┌──

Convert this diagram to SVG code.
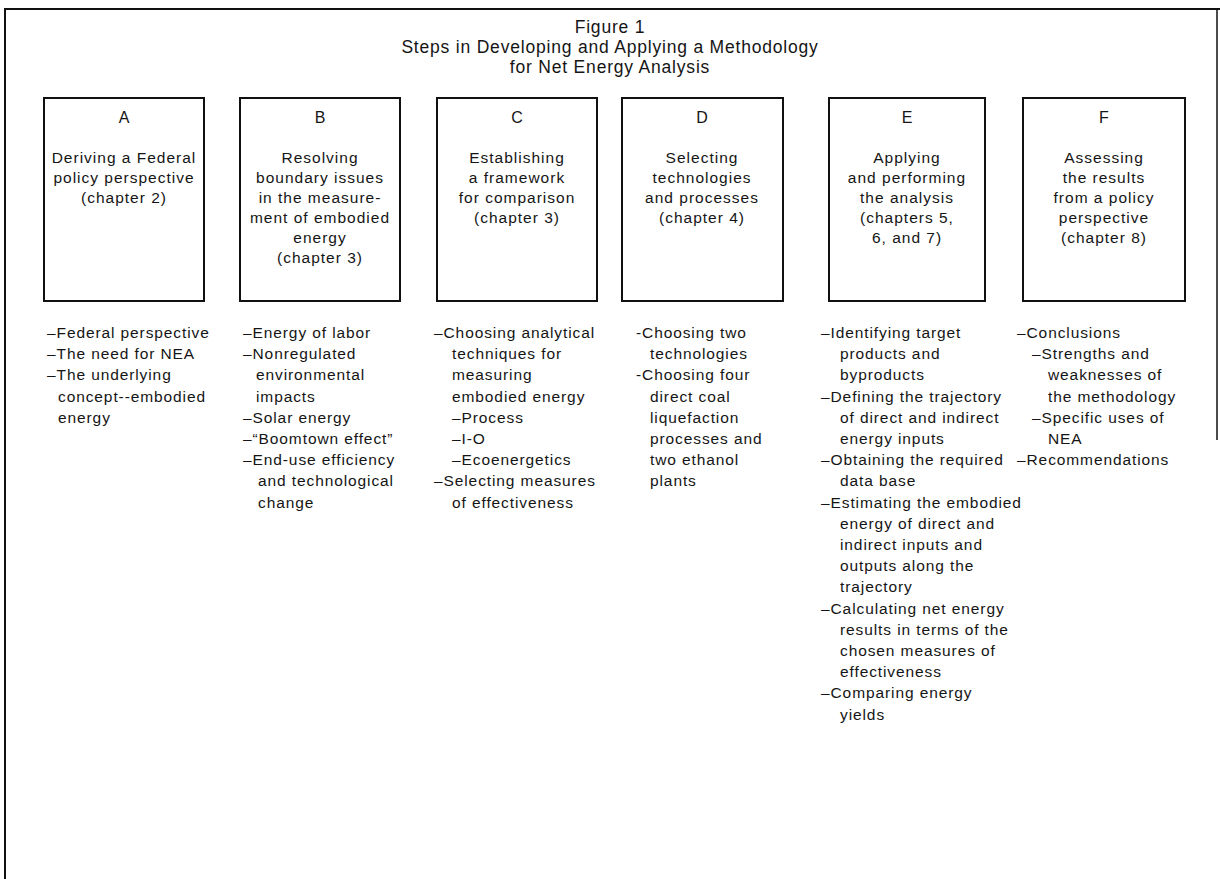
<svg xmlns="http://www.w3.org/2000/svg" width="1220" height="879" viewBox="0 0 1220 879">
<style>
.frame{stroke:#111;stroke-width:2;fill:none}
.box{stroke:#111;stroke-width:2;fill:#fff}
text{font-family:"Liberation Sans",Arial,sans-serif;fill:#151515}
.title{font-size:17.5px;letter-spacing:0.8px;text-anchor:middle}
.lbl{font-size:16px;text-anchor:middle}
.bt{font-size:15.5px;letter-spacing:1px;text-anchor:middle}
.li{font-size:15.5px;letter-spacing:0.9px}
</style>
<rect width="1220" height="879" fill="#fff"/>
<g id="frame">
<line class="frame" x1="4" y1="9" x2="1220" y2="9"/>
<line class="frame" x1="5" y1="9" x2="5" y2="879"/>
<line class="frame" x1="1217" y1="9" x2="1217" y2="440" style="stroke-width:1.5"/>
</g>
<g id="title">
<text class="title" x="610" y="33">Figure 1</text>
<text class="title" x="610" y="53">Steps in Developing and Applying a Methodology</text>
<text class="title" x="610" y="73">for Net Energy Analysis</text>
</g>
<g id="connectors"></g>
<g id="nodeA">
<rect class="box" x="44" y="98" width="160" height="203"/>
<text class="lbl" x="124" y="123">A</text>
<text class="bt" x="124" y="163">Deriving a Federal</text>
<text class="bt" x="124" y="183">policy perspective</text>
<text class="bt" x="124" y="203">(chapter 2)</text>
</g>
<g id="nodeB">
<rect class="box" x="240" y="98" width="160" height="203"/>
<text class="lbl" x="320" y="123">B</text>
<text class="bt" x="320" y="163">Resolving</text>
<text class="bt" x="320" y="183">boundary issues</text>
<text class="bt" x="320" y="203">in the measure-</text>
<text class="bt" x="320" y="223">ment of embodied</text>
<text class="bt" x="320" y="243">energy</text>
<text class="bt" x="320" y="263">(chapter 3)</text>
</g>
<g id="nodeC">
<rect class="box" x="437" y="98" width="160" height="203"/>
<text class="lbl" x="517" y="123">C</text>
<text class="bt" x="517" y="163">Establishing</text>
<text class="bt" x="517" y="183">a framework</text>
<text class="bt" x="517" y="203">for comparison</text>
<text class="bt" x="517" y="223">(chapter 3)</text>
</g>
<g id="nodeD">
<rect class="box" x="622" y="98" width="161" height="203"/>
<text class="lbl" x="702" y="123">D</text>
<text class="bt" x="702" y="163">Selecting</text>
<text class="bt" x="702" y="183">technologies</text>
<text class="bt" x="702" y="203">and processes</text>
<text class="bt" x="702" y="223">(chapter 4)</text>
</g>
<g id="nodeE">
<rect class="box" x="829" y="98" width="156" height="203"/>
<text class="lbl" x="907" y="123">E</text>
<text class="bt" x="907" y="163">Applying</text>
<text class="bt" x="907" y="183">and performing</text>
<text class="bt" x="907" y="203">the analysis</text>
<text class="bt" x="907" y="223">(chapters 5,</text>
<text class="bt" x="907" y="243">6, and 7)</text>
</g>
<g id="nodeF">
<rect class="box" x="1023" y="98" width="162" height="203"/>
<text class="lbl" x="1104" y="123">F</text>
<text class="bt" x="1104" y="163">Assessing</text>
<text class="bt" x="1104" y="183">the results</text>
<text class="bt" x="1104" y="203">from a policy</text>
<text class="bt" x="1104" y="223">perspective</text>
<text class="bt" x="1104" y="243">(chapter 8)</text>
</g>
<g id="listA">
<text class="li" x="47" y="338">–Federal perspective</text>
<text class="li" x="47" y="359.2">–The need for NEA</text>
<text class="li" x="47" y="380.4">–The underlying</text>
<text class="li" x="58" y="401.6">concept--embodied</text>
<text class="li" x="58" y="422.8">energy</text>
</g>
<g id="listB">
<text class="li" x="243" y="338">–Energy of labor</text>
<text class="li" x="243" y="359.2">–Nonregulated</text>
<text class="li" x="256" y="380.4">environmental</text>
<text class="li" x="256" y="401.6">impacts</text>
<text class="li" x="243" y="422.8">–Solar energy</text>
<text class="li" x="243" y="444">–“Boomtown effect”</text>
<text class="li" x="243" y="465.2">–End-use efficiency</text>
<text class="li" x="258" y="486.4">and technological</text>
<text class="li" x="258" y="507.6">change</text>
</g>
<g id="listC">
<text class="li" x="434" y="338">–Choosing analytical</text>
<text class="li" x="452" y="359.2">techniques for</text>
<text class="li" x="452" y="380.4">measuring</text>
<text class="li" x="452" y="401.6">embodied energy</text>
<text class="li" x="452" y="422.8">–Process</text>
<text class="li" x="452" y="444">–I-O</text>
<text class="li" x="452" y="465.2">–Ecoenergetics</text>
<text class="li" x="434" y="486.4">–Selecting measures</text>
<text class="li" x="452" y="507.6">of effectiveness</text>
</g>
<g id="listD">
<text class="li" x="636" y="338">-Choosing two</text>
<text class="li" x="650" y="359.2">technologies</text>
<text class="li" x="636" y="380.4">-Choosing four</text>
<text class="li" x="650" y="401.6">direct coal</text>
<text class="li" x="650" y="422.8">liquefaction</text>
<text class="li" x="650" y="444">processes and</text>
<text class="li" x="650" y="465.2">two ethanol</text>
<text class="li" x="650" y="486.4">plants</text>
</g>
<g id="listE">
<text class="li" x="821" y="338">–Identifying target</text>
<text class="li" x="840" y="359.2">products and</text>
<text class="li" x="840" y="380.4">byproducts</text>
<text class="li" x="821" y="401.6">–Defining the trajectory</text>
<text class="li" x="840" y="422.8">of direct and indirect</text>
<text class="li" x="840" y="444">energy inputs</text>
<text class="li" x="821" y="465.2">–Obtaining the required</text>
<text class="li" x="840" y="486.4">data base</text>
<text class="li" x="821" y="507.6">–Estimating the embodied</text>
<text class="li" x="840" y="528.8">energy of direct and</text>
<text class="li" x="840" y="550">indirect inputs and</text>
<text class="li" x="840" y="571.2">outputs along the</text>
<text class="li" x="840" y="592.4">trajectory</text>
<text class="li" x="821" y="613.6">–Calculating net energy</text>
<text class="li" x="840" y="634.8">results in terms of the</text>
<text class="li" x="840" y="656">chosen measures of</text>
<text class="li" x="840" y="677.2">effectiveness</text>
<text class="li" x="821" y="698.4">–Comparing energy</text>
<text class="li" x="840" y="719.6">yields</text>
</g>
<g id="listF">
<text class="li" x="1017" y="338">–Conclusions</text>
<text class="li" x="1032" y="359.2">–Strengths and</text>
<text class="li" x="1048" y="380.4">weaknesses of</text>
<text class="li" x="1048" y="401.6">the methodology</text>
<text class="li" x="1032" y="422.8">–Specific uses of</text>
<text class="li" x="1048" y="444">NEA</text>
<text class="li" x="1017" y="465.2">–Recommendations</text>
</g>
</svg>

└──

Request: Restate the data above word for word. Do not include the images.

Result of this task:
Convert this diagram to SVG code.
<svg xmlns="http://www.w3.org/2000/svg" width="1220" height="879" viewBox="0 0 1220 879">
<style>
.frame{stroke:#111;stroke-width:2;fill:none}
.box{stroke:#111;stroke-width:2;fill:#fff}
text{font-family:"Liberation Sans",Arial,sans-serif;fill:#151515}
.title{font-size:17.5px;letter-spacing:0.8px;text-anchor:middle}
.lbl{font-size:16px;text-anchor:middle}
.bt{font-size:15.5px;letter-spacing:1px;text-anchor:middle}
.li{font-size:15.5px;letter-spacing:0.9px}
</style>
<rect width="1220" height="879" fill="#fff"/>
<g id="frame">
<line class="frame" x1="4" y1="9" x2="1220" y2="9"/>
<line class="frame" x1="5" y1="9" x2="5" y2="879"/>
<line class="frame" x1="1217" y1="9" x2="1217" y2="440" style="stroke-width:1.5"/>
</g>
<g id="title">
<text class="title" x="610" y="33">Figure 1</text>
<text class="title" x="610" y="53">Steps in Developing and Applying a Methodology</text>
<text class="title" x="610" y="73">for Net Energy Analysis</text>
</g>
<g id="connectors"></g>
<g id="nodeA">
<rect class="box" x="44" y="98" width="160" height="203"/>
<text class="lbl" x="124" y="123">A</text>
<text class="bt" x="124" y="163">Deriving a Federal</text>
<text class="bt" x="124" y="183">policy perspective</text>
<text class="bt" x="124" y="203">(chapter 2)</text>
</g>
<g id="nodeB">
<rect class="box" x="240" y="98" width="160" height="203"/>
<text class="lbl" x="320" y="123">B</text>
<text class="bt" x="320" y="163">Resolving</text>
<text class="bt" x="320" y="183">boundary issues</text>
<text class="bt" x="320" y="203">in the measure-</text>
<text class="bt" x="320" y="223">ment of embodied</text>
<text class="bt" x="320" y="243">energy</text>
<text class="bt" x="320" y="263">(chapter 3)</text>
</g>
<g id="nodeC">
<rect class="box" x="437" y="98" width="160" height="203"/>
<text class="lbl" x="517" y="123">C</text>
<text class="bt" x="517" y="163">Establishing</text>
<text class="bt" x="517" y="183">a framework</text>
<text class="bt" x="517" y="203">for comparison</text>
<text class="bt" x="517" y="223">(chapter 3)</text>
</g>
<g id="nodeD">
<rect class="box" x="622" y="98" width="161" height="203"/>
<text class="lbl" x="702" y="123">D</text>
<text class="bt" x="702" y="163">Selecting</text>
<text class="bt" x="702" y="183">technologies</text>
<text class="bt" x="702" y="203">and processes</text>
<text class="bt" x="702" y="223">(chapter 4)</text>
</g>
<g id="nodeE">
<rect class="box" x="829" y="98" width="156" height="203"/>
<text class="lbl" x="907" y="123">E</text>
<text class="bt" x="907" y="163">Applying</text>
<text class="bt" x="907" y="183">and performing</text>
<text class="bt" x="907" y="203">the analysis</text>
<text class="bt" x="907" y="223">(chapters 5,</text>
<text class="bt" x="907" y="243">6, and 7)</text>
</g>
<g id="nodeF">
<rect class="box" x="1023" y="98" width="162" height="203"/>
<text class="lbl" x="1104" y="123">F</text>
<text class="bt" x="1104" y="163">Assessing</text>
<text class="bt" x="1104" y="183">the results</text>
<text class="bt" x="1104" y="203">from a policy</text>
<text class="bt" x="1104" y="223">perspective</text>
<text class="bt" x="1104" y="243">(chapter 8)</text>
</g>
<g id="listA">
<text class="li" x="47" y="338">–Federal perspective</text>
<text class="li" x="47" y="359.2">–The need for NEA</text>
<text class="li" x="47" y="380.4">–The underlying</text>
<text class="li" x="58" y="401.6">concept--embodied</text>
<text class="li" x="58" y="422.8">energy</text>
</g>
<g id="listB">
<text class="li" x="243" y="338">–Energy of labor</text>
<text class="li" x="243" y="359.2">–Nonregulated</text>
<text class="li" x="256" y="380.4">environmental</text>
<text class="li" x="256" y="401.6">impacts</text>
<text class="li" x="243" y="422.8">–Solar energy</text>
<text class="li" x="243" y="444">–“Boomtown effect”</text>
<text class="li" x="243" y="465.2">–End-use efficiency</text>
<text class="li" x="258" y="486.4">and technological</text>
<text class="li" x="258" y="507.6">change</text>
</g>
<g id="listC">
<text class="li" x="434" y="338">–Choosing analytical</text>
<text class="li" x="452" y="359.2">techniques for</text>
<text class="li" x="452" y="380.4">measuring</text>
<text class="li" x="452" y="401.6">embodied energy</text>
<text class="li" x="452" y="422.8">–Process</text>
<text class="li" x="452" y="444">–I-O</text>
<text class="li" x="452" y="465.2">–Ecoenergetics</text>
<text class="li" x="434" y="486.4">–Selecting measures</text>
<text class="li" x="452" y="507.6">of effectiveness</text>
</g>
<g id="listD">
<text class="li" x="636" y="338">-Choosing two</text>
<text class="li" x="650" y="359.2">technologies</text>
<text class="li" x="636" y="380.4">-Choosing four</text>
<text class="li" x="650" y="401.6">direct coal</text>
<text class="li" x="650" y="422.8">liquefaction</text>
<text class="li" x="650" y="444">processes and</text>
<text class="li" x="650" y="465.2">two ethanol</text>
<text class="li" x="650" y="486.4">plants</text>
</g>
<g id="listE">
<text class="li" x="821" y="338">–Identifying target</text>
<text class="li" x="840" y="359.2">products and</text>
<text class="li" x="840" y="380.4">byproducts</text>
<text class="li" x="821" y="401.6">–Defining the trajectory</text>
<text class="li" x="840" y="422.8">of direct and indirect</text>
<text class="li" x="840" y="444">energy inputs</text>
<text class="li" x="821" y="465.2">–Obtaining the required</text>
<text class="li" x="840" y="486.4">data base</text>
<text class="li" x="821" y="507.6">–Estimating the embodied</text>
<text class="li" x="840" y="528.8">energy of direct and</text>
<text class="li" x="840" y="550">indirect inputs and</text>
<text class="li" x="840" y="571.2">outputs along the</text>
<text class="li" x="840" y="592.4">trajectory</text>
<text class="li" x="821" y="613.6">–Calculating net energy</text>
<text class="li" x="840" y="634.8">results in terms of the</text>
<text class="li" x="840" y="656">chosen measures of</text>
<text class="li" x="840" y="677.2">effectiveness</text>
<text class="li" x="821" y="698.4">–Comparing energy</text>
<text class="li" x="840" y="719.6">yields</text>
</g>
<g id="listF">
<text class="li" x="1017" y="338">–Conclusions</text>
<text class="li" x="1032" y="359.2">–Strengths and</text>
<text class="li" x="1048" y="380.4">weaknesses of</text>
<text class="li" x="1048" y="401.6">the methodology</text>
<text class="li" x="1032" y="422.8">–Specific uses of</text>
<text class="li" x="1048" y="444">NEA</text>
<text class="li" x="1017" y="465.2">–Recommendations</text>
</g>
</svg>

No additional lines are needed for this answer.